The “noble savage” of Pandora is a strawman for those who, knowing that many indigenous, nature-attuned cultures were appallingly barbaric, see Avatar as just one more film that overlooks or marginalizes the darker side of such cultures. But Avatar is not about showing the full spectrum of Na’vi behavior; there simply isn’t time, and more to the point, there is no real point in doing so — what needs to be shown, and shown with enough depth and intensity to really sink in, is the relationship the Na’vi have with their environment. We need not to be told this — though we are to some degree — but to see and feel it as much as possible. There’s no point leaving the theater with just the idea of interconnectedness, for other ideas will soon crowd it out. No, better to leave the theater actually feeling the reality of such interconnectedness, and not in a sappy or sentimental way. No need to romanticize it; just breathe it in and out, letting it branch and stream through your body for a bit, being aware that you are walking while you are walking, feeling each step...

And what about the seemingly one-dimensional portrayal of the Terran capitalists and their military allies? Yes, of course they could have been given a more multidimensional presentation, but do we really need to be assured that the filmmakers get that the “bad guys” have more to them than their greed and violence and ecological stupidity? However they are presented, what they portray exists, and exists with enough abundance and force and sociopathic infusions to be a major player in the accelerating desecration of our world. In Avatar we are seeing the encounter of two opposing archetypal forces; the film focuses mainly on what stands out most about each force. Early on the capitalist/militaristic force is pretty much fully formed and clear about its mission, but the nature-immersed/interconnected force is barely formed,being mostly embryonic, hardly having the legs to survive. As the film progresses,however, the latter force matures, flowers, becomes capable of taking the kind of standneeded to meet its opposition.

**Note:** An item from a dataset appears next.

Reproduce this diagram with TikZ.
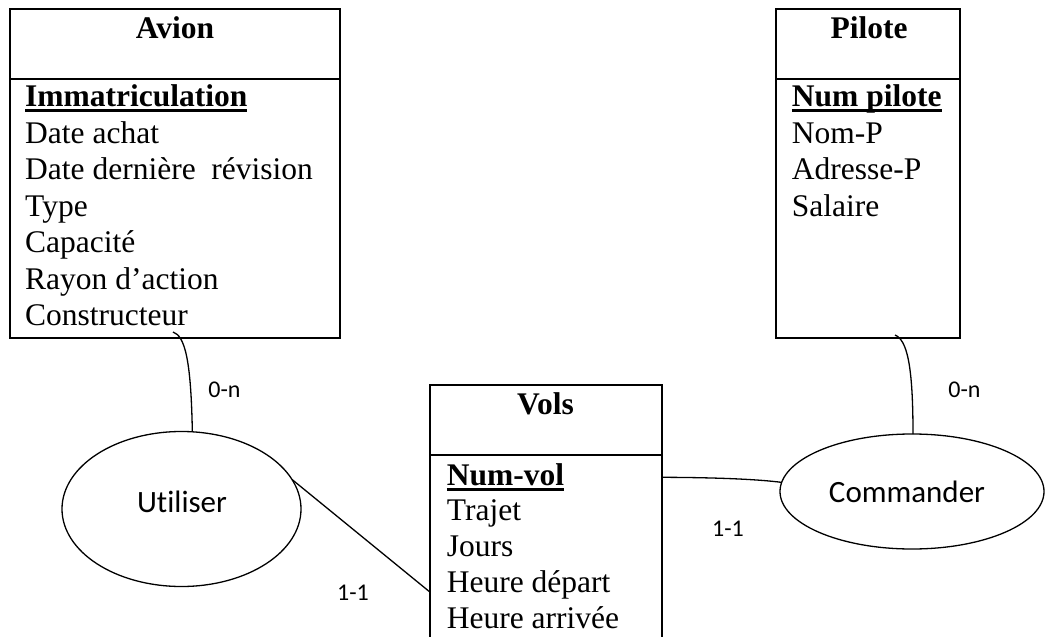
\documentclass[tikz,border=0pt]{standalone}
\usepackage{fontspec}
\setmainfont{Liberation Serif}
\newfontfamily\calfont[Ligatures=NoCommon]{Carlito}
\usetikzlibrary{shapes.geometric}
\newcommand{\keyattr}[1]{\setbox0\hbox{\bfseries #1}\rlap{\rule[-6pt]{\wd0}{3pt}}\box0}
\begin{document}
\begin{tikzpicture}[x=1pt,y=-1pt,
  entity/.style={draw, line width=2pt, rectangle, inner sep=0pt, outer sep=0pt, anchor=north west},
  divider/.style={line width=2pt},
  title/.style={font=\fontsize{31.5}{36.5}\selectfont\bfseries, anchor=base, inner sep=0pt},
  attr/.style={font=\fontsize{31.5}{36.5}\selectfont, anchor=base west, inner sep=0pt},
  assoc/.style={draw, ellipse, line width=1.3pt, inner sep=0pt, outer sep=0pt},
  assoclabel/.style={font=\calfont\fontsize{31}{36}\selectfont, anchor=base, inner sep=0pt},
  card/.style={font=\calfont\fontsize{24}{28}\selectfont, anchor=base, inner sep=0pt},
  link/.style={line width=1.3pt}]
\clip (0,0) rectangle (1045,637);

% Entity boxes
\node[entity, minimum width=329.5pt, minimum height=329pt] (avion) at (10,9) {};
\node[entity, minimum width=183.8pt, minimum height=329pt] (pilote) at (775.7,9) {};
\node[entity, minimum width=232.5pt, minimum height=320pt] (vols) at (429.5,385) {};

\draw[divider] (avion.west |- 0,79) -- (avion.east |- 0,79);
\draw[divider] (pilote.west |- 0,79) -- (pilote.east |- 0,79);
\draw[divider] (vols.west |- 0,455) -- (vols.east |- 0,455);

% Titles
\node[title] (avionT) at (175,38) {Avion};
\node[title] (piloteT) at (869,38) {Pilote};
\node[title] (volsT) at (545.5,414) {Vols};

% Avion attributes
\node[attr] (av1) at (25,106) {\keyattr{Immatriculation}};
\node[attr] (av2) at (25,143) {Date achat};
\node[attr] (av3) at (25,179.5) {Date dernière\ \ révision};
\node[attr] (av4) at (25,216) {Type};
\node[attr] (av5) at (25,252.5) {Capacité};
\node[attr] (av6) at (25,289) {Rayon d’action};
\node[attr] (av7) at (25,325.5) {Constructeur};

% Pilote attributes
\node[attr] (pi1) at (791.7,106) {\keyattr{Num pilote}};
\node[attr] (pi2) at (791.7,143) {Nom-P};
\node[attr] (pi3) at (791.7,179.5) {Adresse-P};
\node[attr] (pi4) at (791.7,216) {Salaire};

% Vols attributes
\node[attr] (vo1) at (446.7,485) {\keyattr{Num-vol}};
\node[attr] (vo2) at (446.7,520.5) {Trajet};
\node[attr] (vo3) at (446.7,556.5) {Jours};
\node[attr] (vo4) at (446.7,592) {Heure départ};
\node[attr] (vo5) at (446.7,628) {Heure arrivée};

% Associations
\node[assoc, minimum width=239pt, minimum height=155pt] (util) at (181.5,509) {};
\node[assoclabel] (utilT) at (182,512) {Utiliser};
\node[assoc, minimum width=264pt, minimum height=115pt] (comm) at (912,491.5) {};
\node[assoclabel] (commT) at (907,502) {Commander};

% Cardinalities
\node[card] (c1) at (224.5,397) {0-n};
\node[card] (c2) at (964.5,397) {0-n};
\node[card] (c3) at (353,600) {1-1};
\node[card] (c4) at (728,536.7) {1-1};

% Connectors
\coordinate (avionLink) at (173,332);
\draw[link] (avionLink) .. controls (185,336) and (191,360) .. (util.82);
\coordinate (piloteLink) at (895,335);
\draw[link] (piloteLink) .. controls (907,340) and (913,365) .. (comm.89);
\draw[link] (util.15) -- (vols.west |- 0,591.7);
\draw[link] (vols.east |- 0,477.3) .. controls (720,477.5) and (760,479.5) .. (comm.176);
\end{tikzpicture}
\end{document}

Sometimes in a dream in which there is extreme difficulty, as when we are being pursued by something monstrous, we simply have to turn around, and face it, even if it means our death. It is a stand that serves us well, even if we die — and usually in dreams when we face what has been pursuing us, we do not die, but start living more deeply, more often than not absorbing the energies of our adversary, until we realize right to our core that we and this other being are one and the same. Avatar only skims the surface of this, but it does nonetheless show transformation occurring, as the ground underfoot becomes holy ground. There is deep communion with Nature, and there also is communion, at least to some degree, with subtle forces and even with consciousness itself. (I’d love to see an Avatar-like film that explores the far reaches of who and what we truly are in as visceral a way as possible.)

Avatar is, among other things, a fledgling awakening call on a massive scale; the destructive forces that it so compellingly displays are at this very moment literally eating away at our world, and at the same time eating away at many of us from the inside, asking not for some Disneyesque fantasy of Bambi with a submachine gun taking down all of the villains, but for an open-eyed empoweredness that arises from within each of us, a power overflowing with fierce compassion, a power which can effectively counter the psychoecological insanity and numbness that pervades our planet. Avatar is a movie, and it is also more than a movie; treat it as both.